Task details:
Copy out each line below that has the word "with" in it.

■ ■ ■ ■ ■ ■ ■

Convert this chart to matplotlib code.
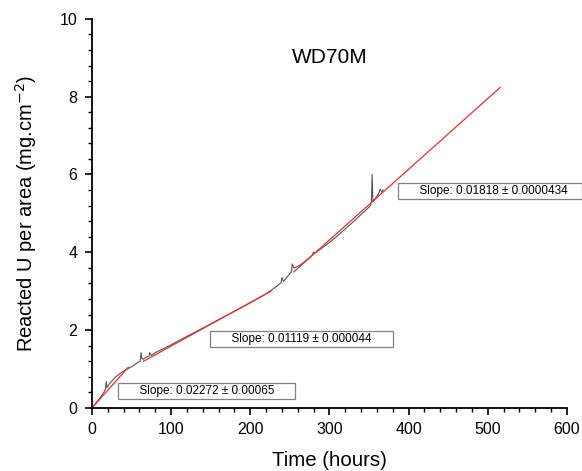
"""
Reacted U per area versus time for sample WD70M, with the three
linear fits drawn over the measured curve.
"""

import numpy as np
from matplotlib import pyplot as plt
from matplotlib.ticker import MultipleLocator

plt.rcParams["font.family"] = ["Liberation Sans", "DejaVu Sans"]

time_hours = [0, 5, 10, 15, 17, 18, 19, 22, 30, 38, 45, 52, 58, 61, 62, 63, 65,
              68, 72, 73, 75, 80, 90, 100, 120, 140, 160, 180, 200, 215, 225,
              235, 239, 240, 242, 248, 252, 253, 255, 258, 262, 270, 278, 280,
              282, 290, 300, 310, 320, 330, 340, 348, 352, 353, 354, 355, 358,
              362, 364, 366, 368]
reacted = [0.0, 0.12, 0.25, 0.4, 0.48, 0.68, 0.52, 0.62, 0.8, 0.92, 1.0, 1.08,
           1.17, 1.2, 1.42, 1.28, 1.25, 1.3, 1.33, 1.42, 1.35, 1.42, 1.52, 1.62,
           1.84, 2.05, 2.27, 2.48, 2.7, 2.87, 3.0, 3.15, 3.22, 3.35, 3.25, 3.4,
           3.5, 3.7, 3.6, 3.62, 3.66, 3.78, 3.92, 4.0, 3.98, 4.1, 4.25, 4.42,
           4.6, 4.78, 4.97, 5.12, 5.2, 5.3, 6.0, 5.3, 5.38, 5.5, 5.62, 5.55, 5.6]

# linear fits: hour range, intercept, slope and the label that goes with it
fit_ranges = [(0, 46), (65, 226), (255, 516)]
fit_intercepts = [0.0, 0.47, -1.14]
fit_slopes = [0.02272, 0.01119, 0.01818]
fit_labels = ["Slope: 0.02272 \u00b1 0.00065",
              "Slope: 0.01119 \u00b1 0.000044",
              "Slope: 0.01818 \u00b1 0.0000434"]
label_positions = [(145, 0.44), (265, 1.77), (389, 5.58)]
label_align = ["center", "center", "left"]
trailing_spaces = [6, 6, 4]

fig = plt.figure(figsize=(5.82, 4.71), dpi=100)
ax = fig.add_axes([0.158, 0.134, 0.816, 0.826])

ax.plot(time_hours, reacted, color="#555555", lw=0.8)
for (start, end), b, m in zip(fit_ranges, fit_intercepts, fit_slopes):
    xs = np.array([start, end])
    ax.plot(xs, b + m * xs, color="#e8302a", lw=0.9)

for (x, y), text, ha, n in zip(label_positions, fit_labels, label_align,
                               trailing_spaces):
    ax.text(x, y, " " * 6 + text + " " * n, fontsize=8.5, ha=ha, va="center",
            bbox=dict(boxstyle="square,pad=0.15", fc="white", ec="#808080",
                      lw=0.9))

ax.text(300, 9.01, "WD70M", fontsize=15, ha="center", va="center")

ax.set_xlim(0, 600)
ax.set_ylim(0, 10)
ax.xaxis.set_major_locator(MultipleLocator(100))
ax.xaxis.set_minor_locator(MultipleLocator(20))
ax.yaxis.set_major_locator(MultipleLocator(2))
ax.yaxis.set_minor_locator(MultipleLocator(0.4))
ax.tick_params(which="major", direction="out", length=5, width=1.2,
               labelsize=11.5, pad=5.5)
ax.tick_params(which="minor", direction="out", length=3, width=1.0)
for side in ("top", "right"):
    ax.spines[side].set_visible(False)
for side in ("left", "bottom"):
    ax.spines[side].set_linewidth(1.3)

ax.set_xlabel("Time (hours)", fontsize=14.7, labelpad=10)
ax.set_ylabel("Reacted U per area (mg.cm$^{-2}$)", fontsize=14.5, labelpad=15)

fig.savefig("out.png", dpi=100)
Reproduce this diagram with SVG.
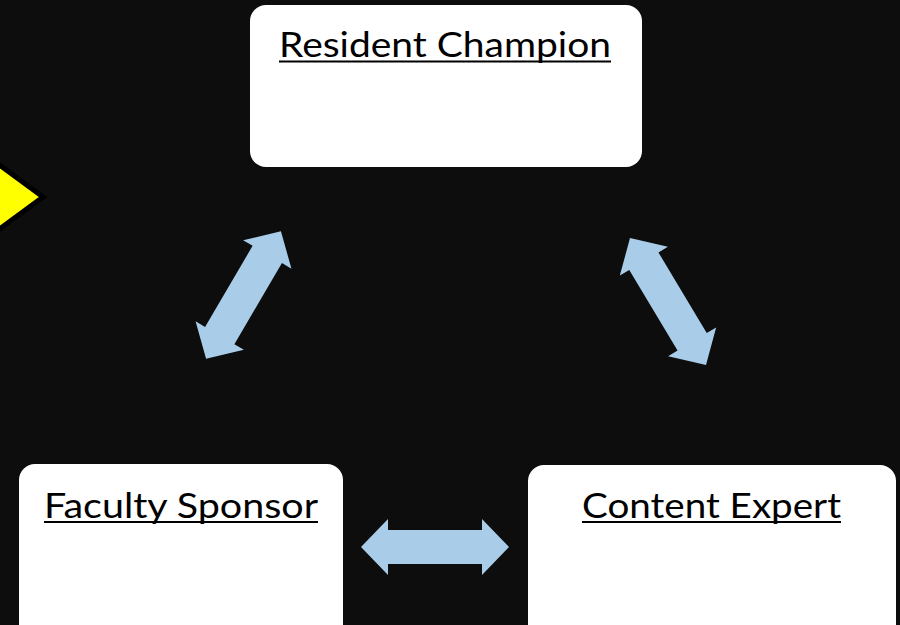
<svg xmlns="http://www.w3.org/2000/svg" width="900" height="625" viewBox="0 0 900 625">
<style>
.box{fill:#ffffff;}
.lbl{font-family:Lato,"Open Sans","Liberation Sans",sans-serif;font-size:35px;fill:#000000;}
.ul{stroke:#000000;stroke-width:2;}
.arr{fill:#A9CDE9;}
</style>
<defs>
<path id="dbl" d="M -74 0 L -47 -28 L -47 -17 L 47 -17 L 47 -28 L 74 0 L 47 28 L 47 17 L -47 17 L -47 28 Z"/>
</defs>
<rect width="900" height="625" fill="#0d0d0d"/>
<g id="pointer">
<polygon points="-10,158 43,197 -10,236" fill="#FFFF00" stroke="#000000" stroke-width="5" stroke-linejoin="miter"/>
</g>
<g id="connectors">
<use href="#dbl" class="arr" transform="translate(243.5,295) rotate(-59.6)"/>
<use href="#dbl" class="arr" transform="translate(668,301.5) rotate(59.1)"/>
<use href="#dbl" class="arr" transform="translate(435,547)"/>
</g>
<g id="resident-champion">
<rect class="box" x="250" y="5" width="392" height="162" rx="16"/>
<text class="lbl" x="279" y="57" textLength="332" lengthAdjust="spacingAndGlyphs">Resident Champion</text>
<line class="ul" x1="279" y1="61.5" x2="611" y2="61.5"/>
</g>
<g id="faculty-sponsor">
<rect class="box" x="19" y="464" width="324" height="180" rx="16"/>
<text class="lbl" x="44" y="518" textLength="274" lengthAdjust="spacingAndGlyphs">Faculty Sponsor</text>
<line class="ul" x1="44" y1="522" x2="318" y2="522"/>
</g>
<g id="content-expert">
<rect class="box" x="528" y="465" width="368" height="180" rx="16"/>
<text class="lbl" x="582" y="518" textLength="259" lengthAdjust="spacingAndGlyphs">Content Expert</text>
<line class="ul" x1="582" y1="522" x2="841" y2="522"/>
</g>
</svg>
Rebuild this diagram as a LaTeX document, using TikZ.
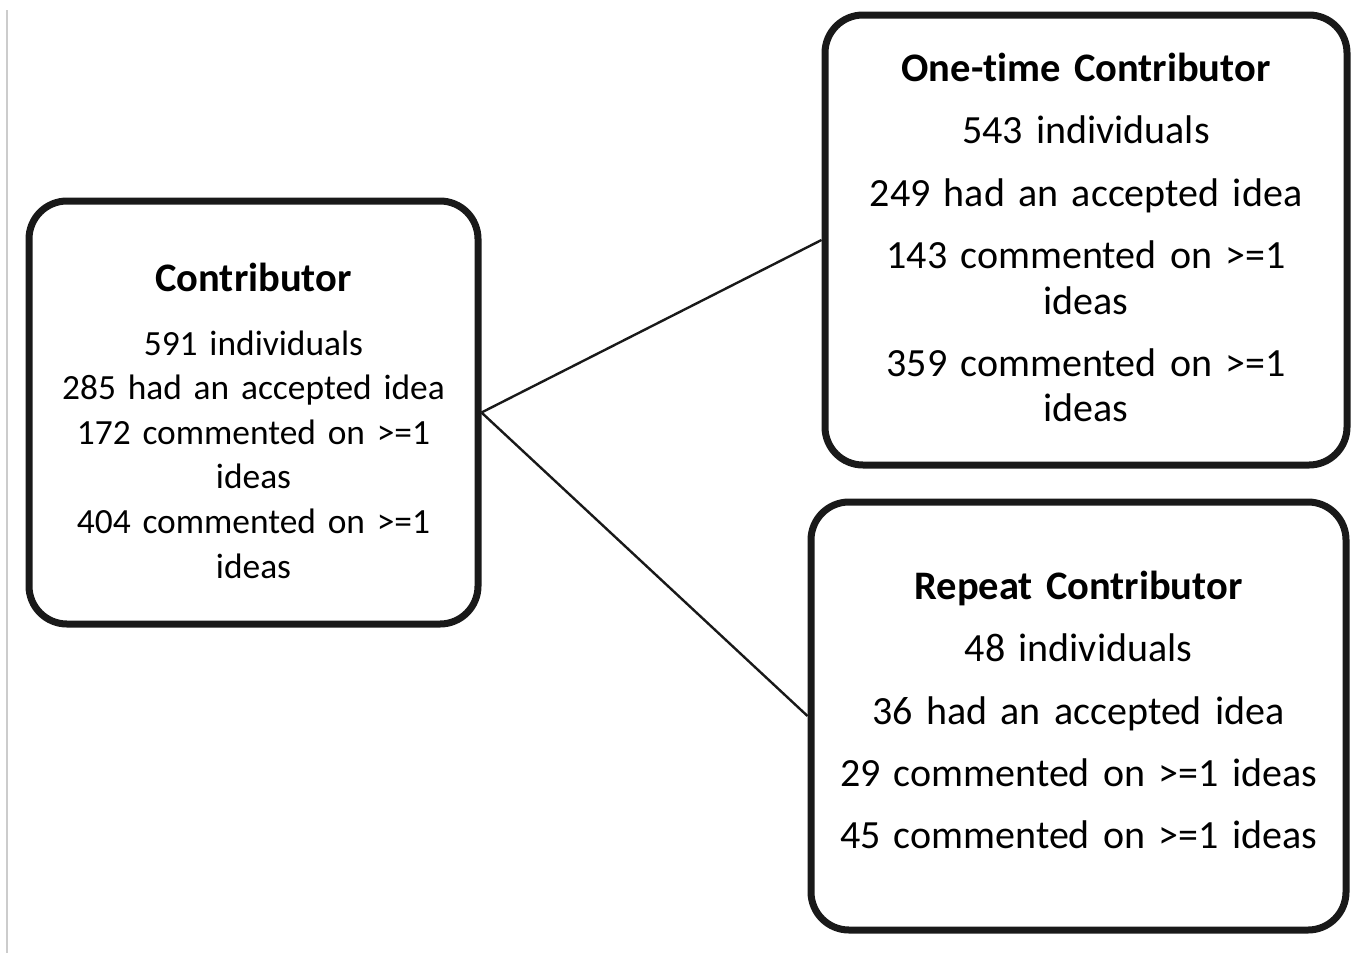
\documentclass[tikz,border=0pt]{standalone}
\usepackage{fontspec}
\setmainfont{Carlito}[Ligatures=NoCommon, WordSpace=0.75]
\usepackage{tikz}

\newcommand{\titulo}[1]{{\fontsize{20.25}{22.75}\selectfont\bfseries #1}}

\begin{document}
\begin{tikzpicture}[x=0.5pt, y=-0.5pt,
    caja/.style={draw=black!90, line width=3.5pt, rounded corners=19pt,
        inner sep=0pt, align=center},
    linea/.style={draw=black!90, line width=1.2pt}]

    \useasboundingbox (0,0) rectangle (1358,953);

    % Borde gris
    \draw[black!20, line width=1pt] (7,10) -- (7,953);

    % Todos los contribuyentes
    \node[caja, minimum width=224.5pt, minimum height=211.5pt, text width=210pt,
          font=\fontsize{17.7}{22.3}\selectfont] (contrib) at (253.5,412.5)
        {\rule{0pt}{22.2pt}\titulo{Contributor}\\[9.7pt]
         591 individuals\\
         285 had an accepted idea\\
         172 commented on >=1\\
         ideas\\
         404 commented on >=1\\
         ideas};

    % Una sola vez
    \node[caja, minimum width=261pt, minimum height=225pt, text width=250pt,
          font=\fontsize{20}{22.75}\selectfont] (onetime) at (1086,240)
        {\titulo{One-time Contributor}\\[8.4pt]
         543 individuals\\[8.4pt]
         249 had an accepted idea\\[8.4pt]
         143 commented on >=1\\
         ideas\\[8.4pt]
         359 commented on >=1\\
         ideas\rule[-2.5pt]{0pt}{2.5pt}};

    % Repetidos
    \node[caja, minimum width=267.5pt, minimum height=214pt, text width=255pt,
          font=\fontsize{20}{22.75}\selectfont] (rep) at (1078.5,716)
        {\titulo{Repeat Contributor}\\[8.4pt]
         48 individuals\\[8.4pt]
         36 had an accepted idea\\[8.4pt]
         29 commented on >=1 ideas\\[8.4pt]
         45 commented on >=1 ideas\rule[-6pt]{0pt}{6pt}};

    % Conectores
    \foreach \destino in {onetime, rep}
        \draw[linea] (contrib.east) -- (\destino.west);
\end{tikzpicture}
\end{document}
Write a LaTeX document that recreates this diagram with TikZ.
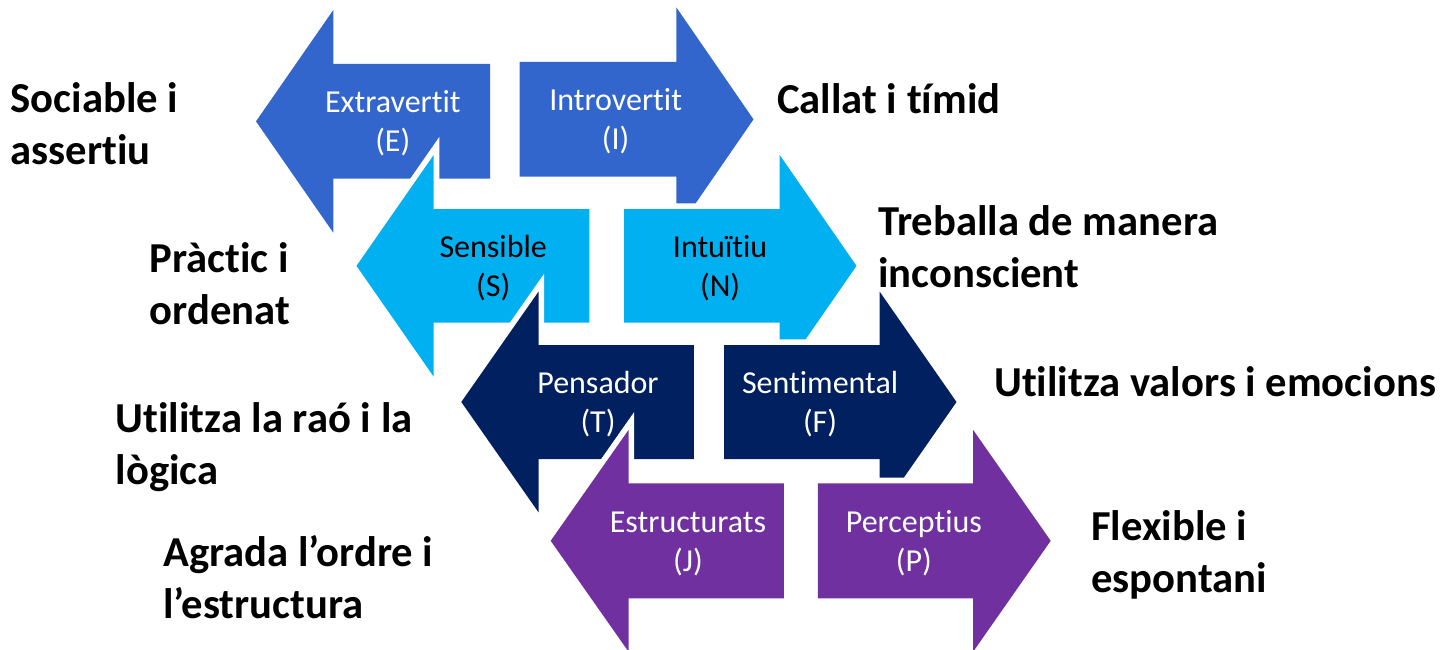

■ ■ ■ ■ ■ ■ ■

Exercise solution:
Reacted U per area versus time for sample WD70M, with the three
# linear fits: hour range, intercept, slope and the label that goes with it
Reproduce this diagram with SVG.
Write a LaTeX document that recreates this diagram with TikZ.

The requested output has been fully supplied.